For Rishabh, calling these methods "ancient" misses the point. "People think that just because this is ancient, it might not be effective. No - this is timeless. It's been around for centuries because it works." The core principles (full-body integration, lever-based resistance, rhythmic movement patterns) align perfectly with modern biomechanics and longevity science. And they've always had structure: "Everything had microhabits and rituals built in - not because of superstition, but because they realised these habits help you live longer."

In their original form, gadas and mudgars came in fixed weights. Beautiful for the akhara, but impractical for an urban lifestyle. Rishabh redesigned them with adjustable weights and interchangeable grips so a single tool could serve multiple users and goals. His training spaces bring natural elements like sand pits, open air, and wood into accessible city locations. "We asked ourselves: if yoga evolved to reach 150 countries, why hasn't our strength training evolved? Not just internationally, but within our own cities?"

The answer lay in making tools and training relevant to modern urban life: compact, adaptable, and engaging for bodies shaped by desk jobs and long commutes.

The Foundation of Strength

Rishabh grew up in an army family where fitness wasn't a lifestyle choice but was the default. "You'd wake to a bugle at 5 AM. On the way to school, you'd see soldiers running with battle loads or climbing ropes. That level of readiness was everyday life." It's here he absorbed the ethos summed up in an army phrase: ‘mushkil waqt, commando sakt’. When the going gets tough, the tough get going. That same readiness defines how he approaches training today.

Having experienced both the extreme demands of ultra-endurance cycling and the patience required for injury rehab, Rishabh's training philosophy is simple: "Nothing matters more than consistency." He prefers volume over complexity: three or four movements, done with intent for 90 minutes or more. But he's learned to balance discipline with awareness. "I've been on the other side, making it all about discipline and ignoring signals. I've learned my lesson - now I listen to my body."

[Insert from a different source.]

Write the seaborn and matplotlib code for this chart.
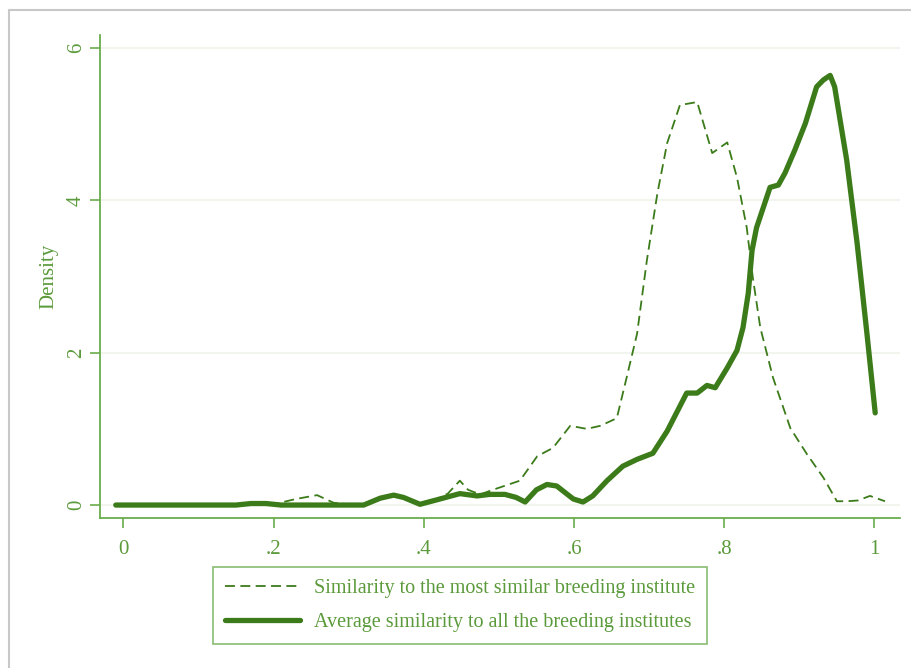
import pandas as pd
import seaborn as sns
import matplotlib.pyplot as plt
import matplotlib.lines as mlines

# similarity to the most similar breeding institute (dashed)
x_most = [-0.01, 0.05, 0.10, 0.15, 0.20, 0.23, 0.258, 0.28, 0.30, 0.32, 0.342, 0.36, 0.375, 0.395,
          0.418, 0.432, 0.448, 0.459, 0.475, 0.498, 0.528, 0.551, 0.572, 0.595, 0.617, 0.635, 0.657,
          0.670, 0.684, 0.697, 0.711, 0.724, 0.741, 0.764, 0.784, 0.804, 0.817, 0.830, 0.838, 0.848,
          0.865, 0.888, 0.910, 0.932, 0.950, 0.963, 0.978, 0.994, 1.014]
y_most = [0.0, 0.0, 0.0, 0.0, 0.01, 0.08, 0.13, 0.03, 0.01, 0.01, 0.09, 0.13, 0.10, 0.01,
          0.08, 0.15, 0.32, 0.20, 0.14, 0.22, 0.32, 0.64, 0.75, 1.04, 1.00, 1.04, 1.14,
          1.67, 2.25, 3.21, 4.09, 4.75, 5.25, 5.29, 4.62, 4.76, 4.30, 3.64, 2.99, 2.33,
          1.67, 1.01, 0.67, 0.36, 0.05, 0.05, 0.06, 0.12, 0.05]

# average similarity to all the breeding institutes (solid)
x_avg = [-0.01, 0.05, 0.10, 0.15, 0.17, 0.19, 0.21, 0.25, 0.30, 0.32, 0.342, 0.36, 0.373, 0.395,
         0.418, 0.448, 0.471, 0.488, 0.508, 0.523, 0.535, 0.550, 0.564, 0.577, 0.599, 0.612,
         0.625, 0.644, 0.665, 0.684, 0.705, 0.724, 0.750, 0.764, 0.777, 0.788, 0.804, 0.817,
         0.825, 0.832, 0.837, 0.843, 0.861, 0.872, 0.881, 0.894, 0.908, 0.923, 0.932, 0.941,
         0.947, 0.963, 0.977, 0.990, 1.001]
y_avg = [0.0, 0.0, 0.0, 0.0, 0.02, 0.02, 0.0, 0.0, 0.0, 0.0, 0.09, 0.13, 0.10, 0.01,
         0.07, 0.15, 0.12, 0.14, 0.14, 0.10, 0.04, 0.20, 0.27, 0.25, 0.08, 0.04,
         0.12, 0.32, 0.51, 0.60, 0.68, 0.97, 1.47, 1.47, 1.57, 1.54, 1.80, 2.03,
         2.33, 2.78, 3.34, 3.64, 4.17, 4.20, 4.36, 4.66, 5.01, 5.49, 5.58, 5.64,
         5.49, 4.53, 3.43, 2.25, 1.21]

x_ticks = [0, 0.2, 0.4, 0.6, 0.8, 1]
x_ticklabels = ['0', '.2', '.4', '.6', '.8', '1']
y_ticks = [0, 2, 4, 6]
label_most = 'Similarity to the most similar breeding institute'
label_avg = 'Average similarity to all the breeding institutes'

line_c = '#3c7b1a'
text_c = '#5b9a3b'
axis_c = '#6aad4d'
dash = (0, (5.5, 3))

sns.set_style('white')
plt.rcParams['font.family'] = ['Liberation Serif', 'DejaVu Serif']

df_most = pd.DataFrame({'x': x_most, 'y': y_most})
df_avg = pd.DataFrame({'x': x_avg, 'y': y_avg})

fig = plt.figure(figsize=(9.12, 6.68), dpi=100)
ax = fig.add_axes([100/912, 1-518/668, 800/912, 483/668])

for yt in y_ticks:
    ax.axhline(yt, color='#f1f5ee', lw=1.5, zorder=0)

sns.lineplot(data=df_most, x='x', y='y', ax=ax, color=line_c, lw=1.3,
             linestyle=dash, sort=False)
sns.lineplot(data=df_avg, x='x', y='y', ax=ax, color=line_c, lw=3.8, sort=False)

ax.set_xlim(-0.031, 1.034)
ax.set_ylim(-0.17, 6.17)
ax.set_xticks(x_ticks)
ax.set_xticklabels(x_ticklabels)
ax.set_yticks(y_ticks)
ax.set_yticklabels([str(v) for v in y_ticks], rotation=90, va='center')
ax.tick_params(colors=axis_c, labelcolor=text_c, labelsize=15, length=7, width=1.2,
               direction='out', bottom=True, left=True)
ax.tick_params(axis='x', pad=9)
ax.tick_params(axis='y', pad=3)
for s in ['top', 'right']:
    ax.spines[s].set_visible(False)
for s in ['left', 'bottom']:
    ax.spines[s].set_color(axis_c)
    ax.spines[s].set_linewidth(1.3)
ax.set_xlabel('')
ax.set_ylabel('Density', color=text_c, fontsize=15, labelpad=6)

h1 = mlines.Line2D([], [], color=line_c, lw=1.3, linestyle=dash, label=label_most)
h2 = mlines.Line2D([], [], color=line_c, lw=3.8, label=label_avg)
leg = fig.legend(handles=[h1, h2], loc='upper center', bbox_to_anchor=(460/912, 1-567/668),
                 frameon=True, fancybox=False, fontsize=14.5, handlelength=3.7,
                 borderpad=0.6, labelspacing=0.75, handletextpad=0.7, borderaxespad=0)
leg.get_frame().set_edgecolor(axis_c)
leg.get_frame().set_linewidth(1.2)
for t in leg.get_texts():
    t.set_color(text_c)

# screenshot frame on top and left
fig.add_artist(mlines.Line2D([9/912, 1], [1-10/668, 1-10/668], color='#c8c8c8', lw=1.5))
fig.add_artist(mlines.Line2D([9/912, 9/912], [0, 1-10/668], color='#c8c8c8', lw=1.5))

fig.savefig('out.png', dpi=100)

Ask him what makes someone truly Tagda, and he doesn't begin with muscle. "It's the strength of character. If you've promised yourself something, are you living up to it? That's the first step." It's a belief forged through regaining the use of his arm, realising his country's training tools weren't commercially available, and building a company to change that reality. "If you're made of good character, if you've built that for yourself, you'll be able to do anything in life."

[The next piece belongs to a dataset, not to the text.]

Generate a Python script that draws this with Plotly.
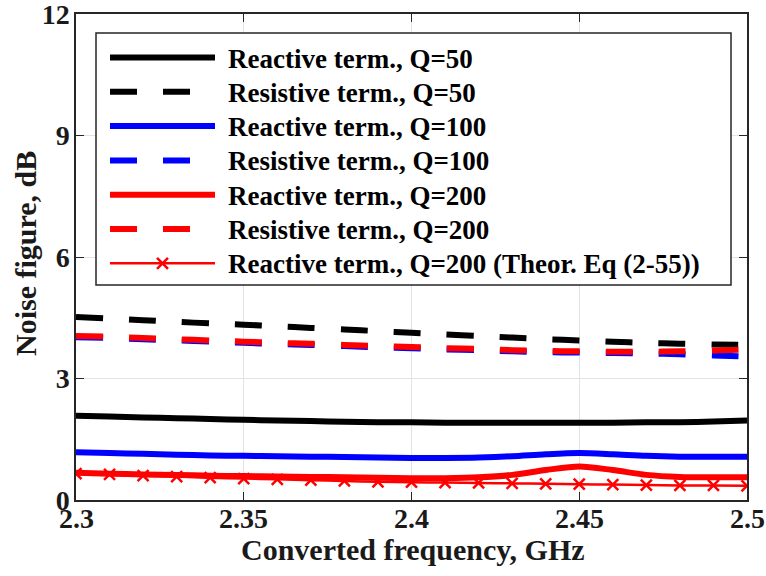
import plotly.graph_objects as go

# ---------------- data ----------------
freq = [2.30, 2.31, 2.32, 2.33, 2.34, 2.35, 2.36, 2.37, 2.38, 2.39, 2.40,
        2.41, 2.42, 2.43, 2.44, 2.45, 2.46, 2.47, 2.48, 2.49, 2.50]

reac_q50 = [2.08, 2.06, 2.04, 2.02, 2.00, 1.98, 1.96, 1.95, 1.93, 1.92, 1.92,
            1.91, 1.91, 1.91, 1.91, 1.91, 1.91, 1.92, 1.92, 1.94, 1.96]
resi_q50 = [4.52, 4.48, 4.44, 4.40, 4.36, 4.33, 4.29, 4.25, 4.21, 4.17, 4.13,
            4.09, 4.05, 4.01, 3.97, 3.94, 3.91, 3.88, 3.86, 3.84, 3.83]
reac_q100 = [1.18, 1.16, 1.14, 1.12, 1.10, 1.09, 1.08, 1.07, 1.06, 1.05, 1.04,
             1.04, 1.05, 1.08, 1.13, 1.16, 1.13, 1.09, 1.07, 1.07, 1.07]
resi_q100 = [4.02, 4.00, 3.97, 3.94, 3.91, 3.88, 3.85, 3.83, 3.80, 3.77, 3.75,
             3.72, 3.70, 3.67, 3.65, 3.64, 3.63, 3.62, 3.60, 3.57, 3.54]
reac_q200 = [0.67, 0.65, 0.63, 0.62, 0.60, 0.59, 0.58, 0.57, 0.56, 0.55, 0.54,
             0.54, 0.56, 0.62, 0.74, 0.83, 0.74, 0.62, 0.57, 0.56, 0.56]
resi_q200 = [4.05, 4.03, 4.00, 3.97, 3.94, 3.91, 3.88, 3.86, 3.83, 3.80, 3.78,
             3.75, 3.73, 3.70, 3.68, 3.67, 3.66, 3.66, 3.67, 3.69, 3.72]
theor_q200 = [0.65, 0.63, 0.60, 0.58, 0.55, 0.53, 0.51, 0.49, 0.47, 0.45, 0.44,
              0.43, 0.42, 0.41, 0.40, 0.39, 0.38, 0.37, 0.36, 0.36, 0.35]

series_names = [
    "Reactive term., Q=50",
    "Resistive term., Q=50",
    "Reactive term., Q=100",
    "Resistive term., Q=100",
    "Reactive term., Q=200",
    "Resistive term., Q=200",
    "Reactive term., Q=200 (Theor. Eq (2-55))",
]

x_tickvals = [2.3, 2.35, 2.4, 2.45, 2.5]
x_ticktext = ["2.3", "2.35", "2.4", "2.45", "2.5"]
y_tickvals = [0, 3, 6, 9, 12]
y_ticktext = ["0", "3", "6", "9", "12"]

x_title = "Converted frequency, GHz"
y_title = "Noise figure, dB"

# ---------------- style ----------------
W, H = 766, 576
ML, MR, MT, MB = 76, 19, 14, 76
PW, PH = W - ML - MR, H - MT - MB
FONT = "Liberation Serif"
DASH = "27px,26px"
THICK = 6
THIN = 2.5
TICKFONT = dict(family=FONT, size=28, color="#1a1a1a", weight="bold")

styles = [
    dict(color="#000000", dash="solid", width=THICK),
    dict(color="#000000", dash=DASH, width=THICK),
    dict(color="#0000FF", dash="solid", width=THICK),
    dict(color="#0000FF", dash=DASH, width=THICK),
    dict(color="#FF0000", dash="solid", width=THICK),
    dict(color="#FF0000", dash=DASH, width=THICK),
    dict(color="#FF0000", dash="solid", width=THIN),
]
series = [reac_q50, resi_q50, reac_q100, resi_q100, reac_q200, resi_q200, theor_q200]


def px2paper_x(px):
    return (px - ML) / PW


def px2paper_y(py):
    return (H - MB - py) / PH


fig = go.Figure()
for i, (ys, st) in enumerate(zip(series, styles)):
    kw = {}
    mode = "lines"
    if i == 6:
        mode = "lines+markers"
        kw["marker"] = dict(symbol="x-thin", size=11,
                            line=dict(color=st["color"], width=2.5),
                            color=st["color"])
    fig.add_trace(go.Scatter(
        x=freq, y=ys, mode=mode, name=series_names[i],
        line=dict(color=st["color"], dash=st["dash"], width=st["width"],
                  shape="spline", smoothing=0.8),
        showlegend=False, cliponaxis=True, **kw))

# ---------------- custom legend (MATLAB style) ----------------
shapes = []
annotations = []
box_l, box_r, box_t, box_b = 96, 731, 33, 285
shapes.append(dict(type="rect", xref="paper", yref="paper",
                   x0=px2paper_x(box_l), x1=px2paper_x(box_r),
                   y0=px2paper_y(box_b), y1=px2paper_y(box_t),
                   line=dict(color="#262626", width=1.5),
                   fillcolor="white", layer="above"))
row0, row_step = 57.5, 34.3
samp_l, samp_r, text_x = 110, 215, 226
for i, st in enumerate(styles):
    yc = row0 + i * row_step
    shapes.append(dict(type="line", xref="paper", yref="paper",
                       x0=px2paper_x(samp_l), x1=px2paper_x(samp_r),
                       y0=px2paper_y(yc), y1=px2paper_y(yc),
                       line=dict(color=st["color"], width=st["width"], dash=st["dash"]),
                       layer="above"))
    if i == 6:
        cx, s = (samp_l + samp_r) / 2, 5.5
        for dy in (-1, 1):
            shapes.append(dict(type="line", xref="paper", yref="paper",
                               x0=px2paper_x(cx - s), x1=px2paper_x(cx + s),
                               y0=px2paper_y(yc - dy * s), y1=px2paper_y(yc + dy * s),
                               line=dict(color=st["color"], width=2.5),
                               layer="above"))
    annotations.append(dict(xref="paper", yref="paper",
                            x=px2paper_x(text_x), y=px2paper_y(yc + 1),
                            xanchor="left", yanchor="middle", showarrow=False,
                            text="<b>" + series_names[i] + "</b>",
                            font=dict(family=FONT, size=27, color="black")))

# x tick labels (placed on the x scale, tight under the axis like MATLAB)
for v, t in zip(x_tickvals, x_ticktext):
    annotations.append(dict(xref="x", yref="paper", x=v, y=0,
                            xanchor="center", yanchor="top", yshift=-1,
                            showarrow=False, text="<b>" + t + "</b>",
                            font=TICKFONT))

# axis titles
annotations.append(dict(xref="paper", yref="paper",
                        x=px2paper_x(413), y=px2paper_y(549),
                        xanchor="center", yanchor="middle", showarrow=False,
                        text="<b>" + x_title + "</b>",
                        font=dict(family=FONT, size=30, color="#1a1a1a")))
annotations.append(dict(xref="paper", yref="paper",
                        x=px2paper_x(25), y=px2paper_y(254),
                        xanchor="center", yanchor="middle", showarrow=False,
                        textangle=-90,
                        text="<b>" + y_title + "</b>",
                        font=dict(family=FONT, size=30, color="#1a1a1a")))

axis_common = dict(showline=True, linecolor="#262626", linewidth=1.5, mirror="ticks",
                   ticks="inside", ticklen=8, tickwidth=1.2, tickcolor="#262626",
                   showgrid=True, gridcolor="#e3e3e3", gridwidth=1, zeroline=False,
                   ticklabeloverflow="allow", tickfont=TICKFONT)

fig.update_layout(
    width=W, height=H,
    margin=dict(l=ML, r=MR, t=MT, b=MB, autoexpand=False),
    paper_bgcolor="white", plot_bgcolor="white",
    xaxis=dict(range=[2.3, 2.5], tickvals=x_tickvals, ticktext=x_ticktext,
               showticklabels=False, **axis_common),
    yaxis=dict(range=[0, 12], tickvals=y_tickvals, ticktext=y_ticktext,
               ticklabelstandoff=-1, **axis_common),
    shapes=shapes, annotations=annotations, showlegend=False,
)

fig.write_html("out.html")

For those starting their fitness journey in their 30s or 40s while balancing work and family, his advice is clear: "If you're constantly looking for validation, you're probably not there yet. The belief - almost to a delusional level - needs to be there." At Tagda Raho, that belief lives in spaces where heritage isn't a museum piece - it's functional, tactile, and designed for modern schedules. The same tools once swung in dusty akharas are now adapted for tight spaces, efficient sessions, and long-term resilience.

The Everyday Athlete Takeaway

In a fitness culture that often chases the next new thing, Tagda Raho is a reminder that not everything worth having needs reinvention - sometimes, it needs revival. The combination of ancient mechanics, modern adaptation, and accessible design makes it more than a fitness concept. It's a working system for the everyday athlete who values substance over spectacle.

For TEGO, Rishabh's story reinforces what we believe: the Everyday Athlete isn't defined by their sport or their setting but they're defined by how they show up. Whether you train at dawn, in a quiet home gym, or in the sand pit of a Tagda Raho space, the mindset is the same: discipline, adaptability, and a refusal to be defined by limitations.